Tenor des Abends: Es kommt auf die Zivilgesellschaft an.

Der Verein, der in der Vergangenheit mit rechtsradikalen Tendenzen in den Fankurven zu kämpfen hatte, möchte nun gerade Rechtsradikalismus, Islamismus und Antisemitismus bekämpfen, und Johannes Böing nannte ohne festes Redemanuskript als Beispiel die außerschulische politische Jugendbildung, womit man sich in der Ruhrgebietsmetropole vor allem an bildungsferne Jugendliche aus sozial schwierigen Familien wende.

»Es geht immer darum, methodisch abwechslungsreich zu arbeiten, aktivierend zu arbeiten und immer am Erleben und am Alltag der Jugendlichen anzusetzen«, sagte Böing. »Es ist uns ein Herzensanliegen, für die Demokratie einzustehen, und bei der Zielgruppe, für die wir das tun, ist das von besonderer Wichtigkeit.« Es gelte, weitere Themen zu »beackern«, ganz oben auf der Liste stünden Sexismus und Homophobie.

KLARSTELLUNG Für die Laudatio zum Preis für herausragendes politisches Engagement wurde aus Hamburg die Zweite Bürgermeisterin Katharina Fegebank zugeschaltet. Gerade ein Jahr alt ist die Organisation »democ« – ein Kürzel, das für den Verein »Zentrum Demokratischer Widerspruch« steht. Fegebank beschreibt, was democ für den Preis qualifizierte. Die Organisation »beobachtet, dokumentiert und analysiert demokratiefeindliche Bewegungen. Sie schauen hin, wenn andere wegschauen«.

Der Publizist Rafael Seligmann übergab den Preis und nutzte die Gelegenheit, die Vertreterin von democ danach zu fragen, welche ihrer Aktionen besonders hervorzuheben seien.
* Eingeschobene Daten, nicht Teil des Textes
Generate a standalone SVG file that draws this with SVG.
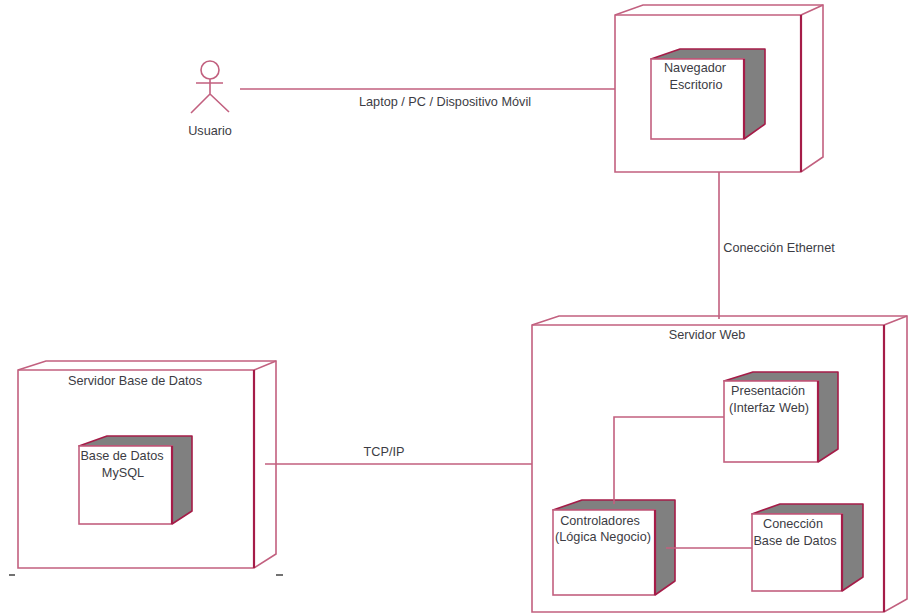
<svg xmlns="http://www.w3.org/2000/svg" width="909" height="613" viewBox="0 0 909 613">
<style>
.l{fill:none;stroke:#c2607f;stroke-width:1.6}
.f{fill:#fff;stroke:#c2607f;stroke-width:1.6}
.e{fill:none;stroke:#a51c48;stroke-width:2.2}
.g{fill:#808080;stroke:#a51c48;stroke-width:1.6;stroke-linejoin:round}
text{font-family:"Liberation Sans",Arial,sans-serif;font-size:12.7px;fill:#3c3c44;text-anchor:middle}
</style>
<rect width="909" height="613" fill="#fff"/>
<g id="node-navegador-host">
<path class="f" d="M615 15L643 5H823V157L801 172H615Z"/><path class="l" d="M801 15L823 5M615 15H801"/><path class="e" d="M801 15V172"/>
</g>
<g id="node-navegador">
<path class="g" d="M651 59L680 49H765V124L744 139V59Z"/><rect class="f" x="651" y="59" width="93" height="80"/><path class="e" d="M744 59V139"/>
<text x="695" y="72">Navegador</text><text x="696" y="89">Escritorio</text>
</g>
<g id="node-servidor-web">
<path class="f" d="M532 325L559 316H907V599L884 612H532Z"/><path class="l" d="M884 325L907 316M532 325H884"/><path class="e" d="M884 325V612"/>
<text x="707" y="339">Servidor Web</text>
</g>
<g id="node-presentacion">
<path class="g" d="M724 381L753 372H838V449L818 462V381Z"/><rect class="f" x="724" y="381" width="94" height="81"/><path class="e" d="M818 381V462"/>
<text x="768" y="395">Presentación</text><text x="769" y="412">(Interfaz Web)</text>
</g>
<g id="node-controladores">
<path class="g" d="M553 510L582 500H675V581L655 595V510Z"/><rect class="f" x="553" y="510" width="102" height="85"/><path class="e" d="M655 510V595"/>
<text x="600" y="525">Controladores</text><text x="603" y="541">(Lógica Negocio)</text>
</g>
<g id="node-conexion">
<path class="g" d="M752 514L780 504H863V577L842 591V514Z"/><rect class="f" x="752" y="514" width="90" height="77"/><path class="e" d="M842 514V591"/>
<text x="793" y="528">Conección</text><text x="795" y="545">Base de Datos</text>
</g>
<g id="node-servidor-bd">
<path class="f" d="M18 370L46 361H276V554L254 568H18Z"/><path class="l" d="M254 370L276 361M18 370H254"/><path class="e" d="M254 370V568"/>
<text x="135" y="385">Servidor Base de Datos</text>
<path d="M9 575H15M276 575H283" fill="none" stroke="#444" stroke-width="1.5"/>
</g>
<g id="node-mysql">
<path class="g" d="M79 446L107 436H192V511L172 524V446Z"/><rect class="f" x="79" y="446" width="93" height="78"/><path class="e" d="M172 446V524"/>
<text x="122" y="460">Base de Datos</text><text x="123" y="477">MySQL</text>
</g>
<g id="node-usuario">
<circle class="l" cx="210" cy="70" r="9"/><path class="l" d="M196 83H223M210 79V94L191 113M210 94L229 112"/>
<text x="210" y="135">Usuario</text>
</g>
<g id="connectors">
<path class="l" d="M240 89H615M719 172V319M265 464H532M724 417H614V504M666 548H752"/>
</g>
<g id="connector-labels">
<text x="445" y="106">Laptop / PC / Dispositivo Móvil</text>
<text x="779" y="252">Conección Ethernet</text>
<text x="384" y="456">TCP/IP</text>
</g>
</svg>
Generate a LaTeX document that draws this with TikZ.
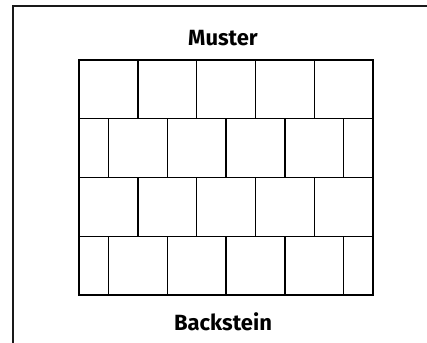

Das, was Katharina Fegebank in ihrer Laudatio noch »propalästinensische Demonstrationen« genannt hat, rückt die Vertreterin der prämierten Organisation nun mit dem Begriff »anti-israelische Demonstrationen« ins richtige Licht. Es gehe democ darum, darüber aufzuklären, dass es dabei zu antisemitischen Vorfällen kommt und entsprechende Narrative bedient werden, denn man wolle »Antisemitismus in all seinen Facetten abbilden«.

Die eigentliche Nachricht des Abends aber war neben den drei ausgezeichneten Preisträgern der Umstand, dass die Jury die Qual der Wahl hatte. Es waren nämlich noch 37 weitere Organisationen und Einzelpersonen als potenzielle Preisträger nominiert.